In person I might be a little shy on conversation, but give me a written platform and I can ramble for hours.
Whilst common blogging wisdom might say share short posts often to get most reach and response from your readers, I generally write much longer posts, and less frequently.
So to punctuate the inevitable continuation of these deeper meanderings, I thought I’d start a series of more regular short, punchy posts, entitled “These Three Photographs”.
First up, Cars.
One of my favourite local gardens is Borde Hill. It has enough space to wander and feel you can get lost in, yet enough formally tended areas to enjoy swathes of organised floral colour. Plus a few ancient decaying greenhouses and an old brick potting shed which make excellent photographic subjects.
The day I took this photograph I stumbled across a vintage Rover show in the main field of the gardens and couldn’t resist exploring and taking a few shots. Cars are wonderful to photograph, especially vintage ones with all their gloss and curves and chrome.
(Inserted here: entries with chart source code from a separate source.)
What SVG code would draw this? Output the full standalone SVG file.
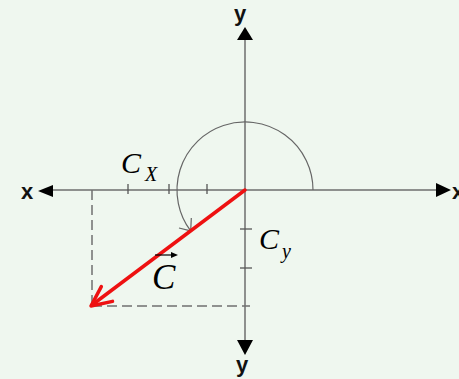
<svg xmlns="http://www.w3.org/2000/svg" width="459" height="379" viewBox="0 0 459 379">
<defs>
<style>
.axis{stroke:#6e6e6e;stroke-width:1.5;fill:none}
.tick{stroke:#555;stroke-width:1.3}
.dash{stroke:#707070;stroke-width:1.5;stroke-dasharray:10 5;fill:none}
.head{fill:#000}
.axlbl{font-family:"Liberation Sans",Arial,sans-serif;font-weight:bold;font-size:22px;fill:#111}
.math{font-family:"Liberation Serif","Times New Roman",serif;font-style:italic;fill:#000}
</style>
</defs>
<rect width="459" height="379" fill="#eff7ef"/>
<g id="axes">
<line class="axis" x1="53" y1="190" x2="436" y2="190"/>
<line class="axis" x1="245" y1="40" x2="245" y2="340"/>
<polygon class="head" points="38,191 53,185 53,197"/>
<polygon class="head" points="451,190 436,183 436,197"/>
<polygon class="head" points="245,27 237,40 253,40"/>
<polygon class="head" points="245,355 237,340 253,340"/>
<text class="axlbl" x="21" y="199">x</text>
<text class="axlbl" x="452" y="199">x</text>
<text class="axlbl" x="234" y="21">y</text>
<text class="axlbl" x="236" y="372">y</text>
</g>
<g id="ticks">
<line class="tick" x1="128" y1="184" x2="128" y2="194"/>
<line class="tick" x1="169" y1="184" x2="169" y2="194"/>
<line class="tick" x1="207" y1="184" x2="207" y2="194"/>
<line class="tick" x1="240" y1="229" x2="252" y2="229"/>
<line class="tick" x1="240" y1="268" x2="252" y2="268"/>
</g>
<g id="connectors">
<path class="dash" d="M92 190 V306"/>
<path class="dash" d="M92 306 H250"/>
<path d="M313 190 A68 68 0 1 0 190.7 230.9" fill="none" stroke="#666" stroke-width="1.2"/>
<path d="M179 228 L190.7 230.9 L191.3 218" fill="none" stroke="#666" stroke-width="1.2"/>
</g>
<g id="vector">
<line x1="245" y1="190" x2="92" y2="305" stroke="#ee1111" stroke-width="3.5" stroke-linecap="round"/>
<path d="M112.5 301.4 L91 306 L101.3 286.6" fill="none" stroke="#ee1111" stroke-width="3.5" stroke-linecap="round" stroke-linejoin="round"/>
</g>
<g id="labels">
<text class="math" x="121" y="173" font-size="30">C</text>
<text class="math" x="145" y="181" font-size="20">X</text>
<text class="math" x="259" y="249" font-size="30">C</text>
<text class="math" x="282" y="258" font-size="20">y</text>
<text class="math" x="152" y="289" font-size="35">C</text>
<line x1="155" y1="255" x2="172" y2="255" stroke="#000" stroke-width="1.2"/>
<polygon points="178,255 171,252 171,258" fill="#000"/>
</g>
</svg>
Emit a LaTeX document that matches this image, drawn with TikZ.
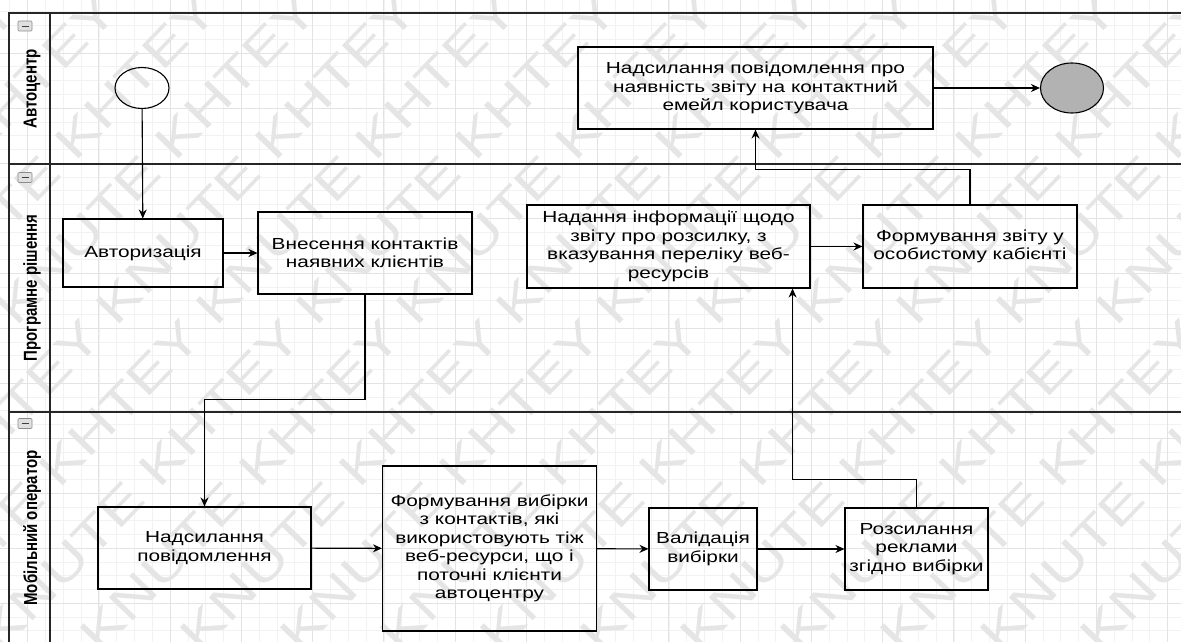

This was a strangely nostalgic trip too – walking past a number of these old beauties the scent of warm leather wafting through open windows on a summer’s day reminded me of the few classic cars my dad had, not least of all a black Morris Minor with cracked red leather seats.
This old Sujuki SJ jeep has been abandoned in the woods across the back of where we live, and I’ve visited a number of times to check in the progress of its decay and try and find some new angles.
The photograph above isn’t my favourite of the SJ, the sharpest or the cleanest. I just like that I was trying something a bit different (for me) with the self portrait in the mirror.
You can probably just make out I was using a 35mm film SLR, this time a Canon AV-1.
I would claim this is the best photograph I ever made with this lens, a Yashica DSB 50/1.9. It didn’t see a great deal of action, and I was hoping it would be as good as the ML versions, but it just didn’t seem to be capable of anything special.
Except this shot. Everything just seemed to work as I’d hoped – the depth of field, the tones, the subtle grain of the film, the curves.
I also kind of like that, in a world of relentlessly hectic change, Ford have had the same basic emblem and colour of blue for decades. It’s somehow reassuring.